Around midpoint of the twentieth century, my grandfather from western New York lamented that winters had grown soft and short since he was a boy. I shared this observation with an undergraduate geography professor who scoffed that the old man was daft. Squaring his shoulders, tipping his beard upwards and speaking with his thickest Aussie accent, Professor solemnly swore before a class of nearly napping freshmen that, “climate has not ever nor will ever change during a human being’s lifetime.”  The hapless wisdom perpetuated by academics during the Age of Aquarius has, as Shakespeare quipped, “sailed north…like an icicle on a Dutchman’s beard.”[1]

     Wickipedia, Public Domain

Polar explorations have been popular since Eric the Red “discovered” Greenland over a thousand years ago.

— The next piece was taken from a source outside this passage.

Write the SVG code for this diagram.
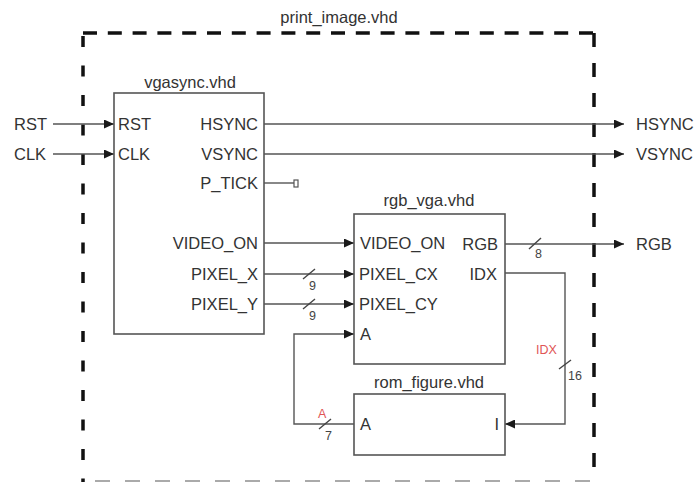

Shakespeare was referring to a sixteenth century polar explorer Willem Barentsz who was a precursor to Jeff Bezos. Barentsz’s mission was to find a shortcut between Europe and China that would make global shopping faster and more profitable. His rationale for enduring endless dark, frigid months aboard a leaking ship that was attacked by polar bears is as lame as signing up for Musk’s Martian expedition. Sub-zero temps have an ethereal grip on humankind’s imagination.

Unlike snowstorms remembered from the past century, recent winters seem to be little more than shortcuts from autumn to spring. Today’s Charlies are tuned into a world that gets cold for a little while and stays warm for a long time. Their generation will swim in oceans cooled by glaciers calved off the coast of Greenland. Hopefully, by the twelfth night of their lifetimes, “by some laudable attempt at either valor or policy” (Act 3 Scene 2) they will redeem the joys of long, snowy coastal winters. Their grandkids will savor winter naps asunder thick gray skies and frolic during snowstorms that freeze their hatless heads with icicles like those on a Dutchman’s beard.

My daughter Amberley and son Barrett savoring the perks of winter in a Norwegian fjord.